Sebagian bekerja sebagai buruh tani, pedagang kecil, penganyam rotan dan enceng gondok, pekerja warung, hingga mengerjakan pekerjaan serabutan sesuai musim. Ketika ada pekerjaan di sawah atau sambatan, mereka saling mengajak untuk bekerja bersama.
“Kalau ada kerjaan ya ditawarin bareng-bareng. Ayo nandur neng kene. Rame-rame, yang bisa ikut semua,” jelas informan lain, Ibu Sudarmi di lokasi, Rabu (27/11/2024).
Penghasilan yang diperoleh sering kali tidak menentu dan hanya cukup untuk kebutuhan harian. Ketika pemasukan berkurang, para ibu tunggal berusaha mencukupi semampunya. “Kalau kurang ya dicukup-cukupkan. Penghasilan cuma segitu,” ujar seorang ibu tunggal.
Bertahan Hidup melalui Modal Sosial dan Solidaritas
Keterbatasan ekonomi di Kalangbangi Wetan tidak dihadapi secara individual. Para ibu tunggal bertahan melalui modal sosial yang kuat. Modal sosial ini tampak dalam praktik saling membantu, berbagi informasi pekerjaan, dan kerja kolektif dalam berbagai aktivitas.
Menurut salah satu warga, Ibu Damayanti, masyarakat pedukuhan Kalangbangi Wetan memiliki kehidupan sosial yang baik, apabila terdapat pekerjaan menganyam, bertani, atau memasak untuk acara tertentu, mereka bekerja bersama agar penghasilan bisa dibagi dan dirasakan bersama.
Menurut salah satu informan, hidup sebagai ibu tunggal tidak bisa dijalani sendirian. “Kalau sendiri ya berat. Tapi karena bareng-bareng, jadi ringan,” tuturnya.
Modal sosial inilah yang menjadi strategi utama resiliensi finansial ibu tunggal di Kampung Janda.
Bertahan Hidup di Tengah Stigma dan Trauma
Di balik kekompakan sosial, stigma terhadap status janda tetap dirasakan.
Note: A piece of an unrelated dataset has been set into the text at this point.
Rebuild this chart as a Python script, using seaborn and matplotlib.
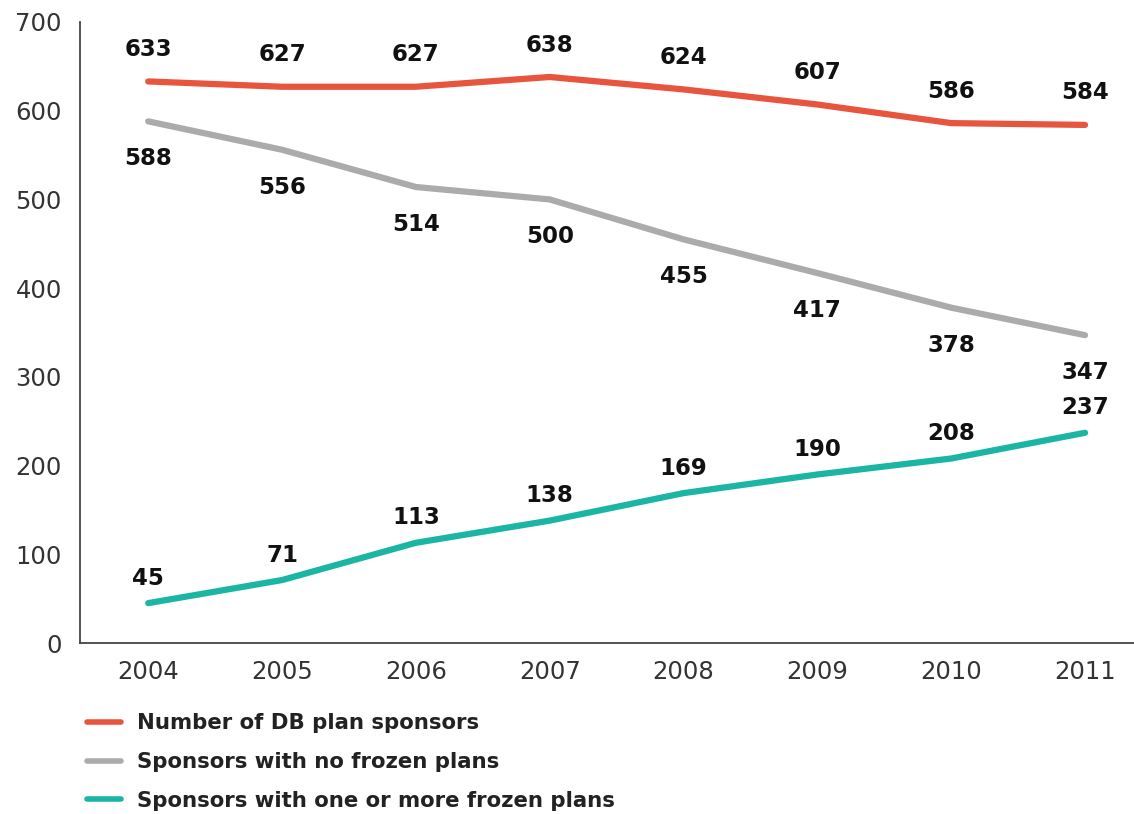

Beberapa ibu tunggal mengalami luka batin mendalam akibat ditinggal suami, terutama dalam kasus perselingkuhan.
“Sakit itu ada. Ditipu, ditinggal, ketemu suaminya sama istri barunya bawa anak, itu sakit sekali,” ungkap salah satu informan.
Pengalaman tersebut membuat sebagian ibu tunggal memilih untuk tidak menikah lagi. Keputusan ini bukan semata karena trauma, tetapi juga keinginan untuk fokus membesarkan anak. “Cukuplah hidup sama anak. Cukup ga cukup dicukup-cukupkan,” ujar seorang ibu tunggal.
Meski demikian, dalam kehidupan sosial desa, para ibu tunggal tetap aktif dan diterima. Mereka mengikuti kegiatan dasawisma, pengajian, hingga kerja bakti. Status janda tidak menjadi penghalang untuk berpartisipasi penuh dalam kehidupan kampung.
Menilik Ulang Cara Bertahan Hidup
Pengalaman ibu tunggal di Kampung Janda menunjukkan bahwa bertahan hidup tidak selalu identik dengan kestabilan ekonomi atau kepemilikan aset. Di Kalangbangi Wetan, bertahan hidup dimaknai sebagai kemampuan untuk terus bekerja meski penghasilan tidak menentu, menjaga keberlangsungan keluarga melalui solidaritas sosial, serta mengambil keputusan hidup yang dianggap paling aman bagi diri dan anak.
Kampung Janda Gunungkidul dengan demikian tidak hanya merepresentasikan stigma sosial, tetapi juga memperlihatkan praktik nyata ketahanan hidup perempuan desa.